Although approximately 34% of the population in Fiji is Hindu, the Hindu community still faces intolerance in the forms of anti-Hindu speeches and violence in the form of temple destruction. Between 2001 and April 2005, 100 cases of temple attacks have been registered with the police. Official reports suggest that attacks on Hindu institutions increased by 14% from 2004. The Methodist Church of Fiji propagates hatred against Hindus by repeatedly calling for the creation of a theocratic Christian State and objecting to the constitutional protection of minorities. Meanwhile, the current government continues to favor Christians over Hindus and Muslims by granting preferential treatment to members of the Christian community.

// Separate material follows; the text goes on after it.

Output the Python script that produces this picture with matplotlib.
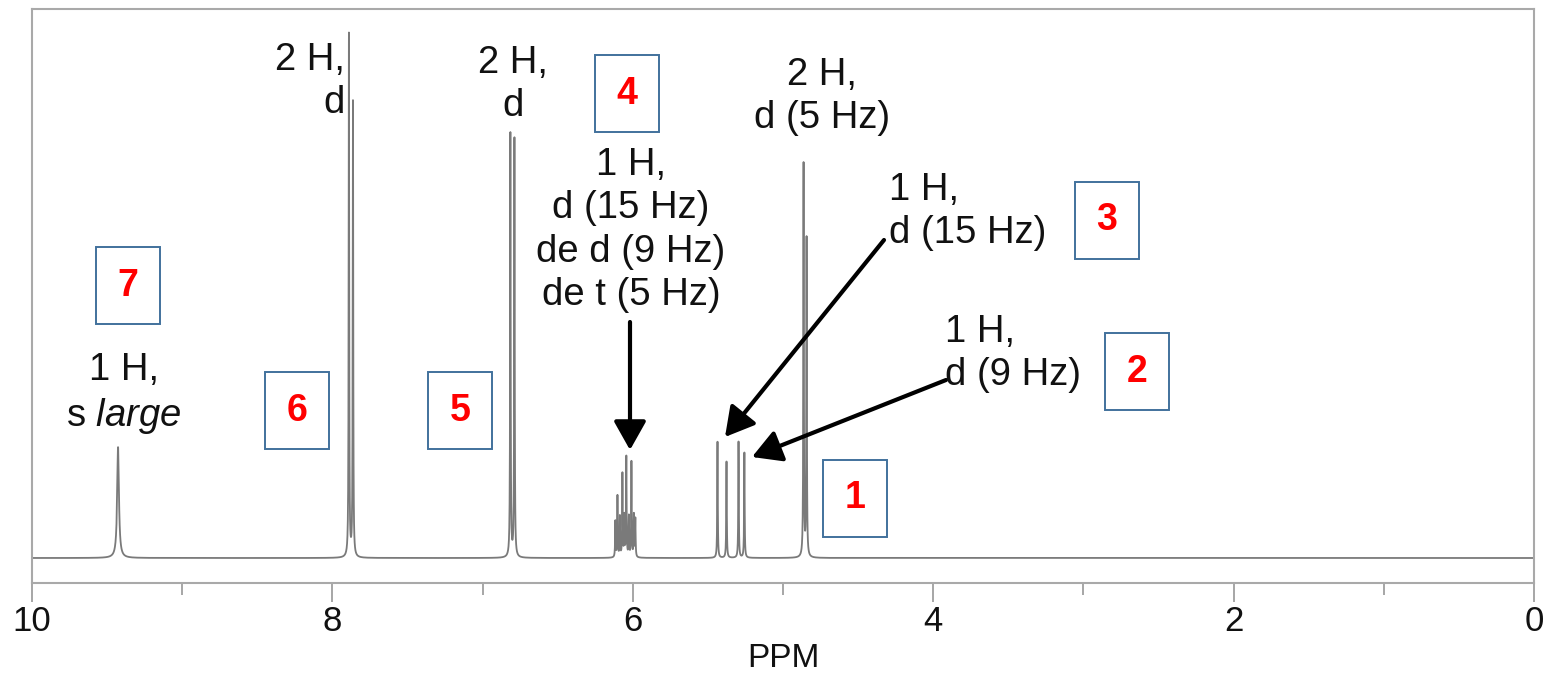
import numpy as np
import matplotlib.pyplot as plt
from matplotlib.patches import Rectangle

# peak list
peak_ppm = [9.427, 7.890, 7.863, 6.815, 6.788,
            6.116, 6.102, 6.086, 6.069, 6.056, 6.043, 6.026, 6.009, 5.993, 5.983,
            5.436, 5.376, 5.296, 5.257, 4.863, 4.843]
peak_height = [0.212, 1.0, 0.87, 0.81, 0.80,
               0.069, 0.117, 0.077, 0.159, 0.077, 0.191, 0.077, 0.182, 0.080, 0.073,
               0.222, 0.184, 0.222, 0.201, 0.751, 0.608]
peak_width = [0.007, 0.002, 0.002, 0.002, 0.002,
              0.002, 0.002, 0.002, 0.002, 0.002, 0.002, 0.002, 0.002, 0.002, 0.002,
              0.002, 0.002, 0.002, 0.002, 0.002, 0.002]

major_ticks = [10, 8, 6, 4, 2, 0]
minor_ticks = [9, 7, 5, 3, 1]

W, H = 1547, 673
plt.rcParams['font.family'] = 'Liberation Sans'
plt.rcParams['mathtext.fontset'] = 'custom'
plt.rcParams['mathtext.rm'] = 'Liberation Sans'
plt.rcParams['mathtext.it'] = 'Liberation Sans:italic'

# spectrum = sum of lorentzian lines
ppm = np.linspace(0, 10, 100001)
signal = np.zeros_like(ppm)
for p, h, g in zip(peak_ppm, peak_height, peak_width):
    signal += h * g ** 2 / ((ppm - p) ** 2 + g ** 2)

fig = plt.figure(figsize=(W / 100, H / 100), dpi=100)
ax = fig.add_axes([32 / W, 1 - 583 / H, (1534 - 32) / W, (583 - 9) / H])
ax.plot(ppm, signal, color='#7a7a7a', lw=1.3)

ax.set_xlim(10, 0)
ax.set_ylim(-25 / 523, 549 / 523)
ax.set_yticks([])
ax.set_xticks(major_ticks)
ax.set_xticks(minor_ticks, minor=True)
ax.tick_params(axis='x', which='major', direction='out', length=13.7, width=1.4,
               color='#a6a6a6', labelsize=25, pad=2, labelcolor='#111111')
ax.tick_params(axis='x', which='minor', direction='out', length=8.6, width=1.4,
               color='#a6a6a6')
for s in ax.spines.values():
    s.set_color('#a9a9a9')
    s.set_linewidth(1.5)
ax.set_xlabel('PPM', fontsize=24, labelpad=4, color='#111111')


def fxy(x, y):
    # pixel position (from top-left) -> figure fraction
    return x / W, 1 - y / H


# y is the baseline of the last line
txt = dict(fontsize=27.5, color='#111111', linespacing=1.26, va='baseline')
fig.text(*fxy(345, 113), '2 H,\nd', ha='right', multialignment='right', **txt)
fig.text(*fxy(513, 116), '2 H,\nd', ha='center', multialignment='center', **txt)
fig.text(*fxy(822, 128), '2 H,\nd (5 Hz)', ha='center', multialignment='center', **txt)
fig.text(*fxy(631, 305), '1 H,\nd (15 Hz)\nde d (9 Hz)\nde t (5 Hz)',
         ha='center', multialignment='center', **txt)
fig.text(*fxy(889, 243), '1 H,\nd (15 Hz)', ha='left', multialignment='left', **txt)
fig.text(*fxy(945, 385), '1 H,\nd (9 Hz)', ha='left', multialignment='left', **txt)
fig.text(*fxy(124, 426), '1 H,\ns $large$', ha='center', multialignment='center', **txt)

arrow = dict(arrowstyle='-|>,head_length=0.8,head_width=0.45', lw=3, color='black',
             mutation_scale=22, shrinkA=0, shrinkB=0)
for tail, tip in [((630, 322), (630, 450)), ((884, 240), (725, 437)), ((946, 380), (752, 457))]:
    ax.annotate('', xy=fxy(*tip), xycoords='figure fraction',
                xytext=fxy(*tail), textcoords='figure fraction', arrowprops=arrow)

# numbered boxes
boxes = [('1', 823, 460), ('2', 1105, 333), ('3', 1075, 182), ('4', 595, 55),
         ('5', 428, 372), ('6', 265, 372), ('7', 96, 247)]
bw, bh = 64, 77
for label, x0, y0 in boxes:
    fig.add_artist(Rectangle(fxy(x0, y0 + bh), bw / W, bh / H, transform=fig.transFigure,
                             fill=False, ec='#41719c', lw=1.4))
    fig.text(*fxy(x0 + bw / 2, y0 + bh / 2), label, ha='center', va='center',
             fontsize=27, fontweight='bold', color='#ff0000')

fig.savefig('out.png', dpi=100)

The Hindu population in Pakistan has seen a dramatic and worrisome decline since the country’s partition with India—and respect of basic human rights of Hindus has followed the same trajectory of decline. Since Pakistan has proclaimed itself to be an Islamic Republic, the rights of minorities such as Hindus, Christians, and Ahmadiyyas have been abused through law and by the use of threats, kidnappings, murders, and rapes. Hindu temples are looted and desecrated, and Hindu property is usurped without any reprisal for the perpetrators. Violence against women is rampant in the forms of rape, honor killings, and domestic abuse. In Pakistan, a woman is raped every two hours on average and at least ten women per day die in honor killings. Women are also subjugated the Hudood Ordinances, which require a female rape victim to present four male witnesses to the crime or risk being whipped for adultery. More recently, Hindu girls as young as 12 have been kidnapped, forcibly converted Islam, and forced to marry Muslim boys. Discrimination against Hindus is propagated to Pakistan’s youth through government-sponsored textbooks that depict Hindus as cruel and the enemy of Islam.

Pakistan-sponsored Islamic militants have driven over 300,000 Hindus out of the Indian state of Jammu and Kashmir. These same militants have threatened to kill any Hindu that dares to return to the Kashmir Valley. Currently, these Kashmiri Hindus are living like refugees in their own country in deplorable conditions. As there are no longer many Hindus left in the Kashmir Valley of India, documenting human rights abuses is near impossible.

This year our report was expanded to include Bhutan, Kazakhstan, Malaysia, Saudi Arabia, Sri Lanka and Trinidad and Tobago.

Kazakhstan has not only failed to recognize the existence of a small Hindu minority in the country, but the Government has actively attacked Hindu institutions and confiscated and destroyed Hindu property. Malaysia has witnessed seventy-six separate Hindu temple destructions and desecrations, and the Government’s flagrant posthumous deidentification of Hindu citizens in numerous cases makes Malaysia a country of grave concern for concerned human rights groups everywhere. The government of Bhutan is complacent in its refugee crisis, which predominantly affects Hindus. Sri Lanka continues to silently stand witness to an intractable ethnic conflict with little to no constructive action. Saudi Arabia is unresponsive to the rights of migrant workers and to any need for even basic religious freedom, and continues to support a militant and fundamentalist brand of Islam that does not tolerate other religions.

This report is the first comprehensive documentation, with historical context, of the systemic religious and cultural ostracization Hindus face in Trinidad and Tobago. As in the Fiji Islands, Hindus comprise nearly half the population of Trinidad and Tobago. Hindus are a visible population who should have fair and equal representation at all levels of governance. Instead, Hindus have become an easy target for rank exploitation and violence. Evidence that church leadership in these nations — the Methodist Church in Fiji and the Baptist and Evangelical churches in Trinidad and Tobago — may be supporting a blurring of the religion and state divide enshrined in those nation’s Constitutions is serious cause for concern.

The United States, the international community and the United Nations should bring pressure on all the countries identified in this report, which claim to support human rights and provide freedom of religion through their Constitutions, to take serious and immediate action to end discrimination against Hindus as well as other minorities. Despite the text of their Constitutions and their signatures on UN Covenants, the countries reported here continue to violate the human rights of minorities, particularly Hindus.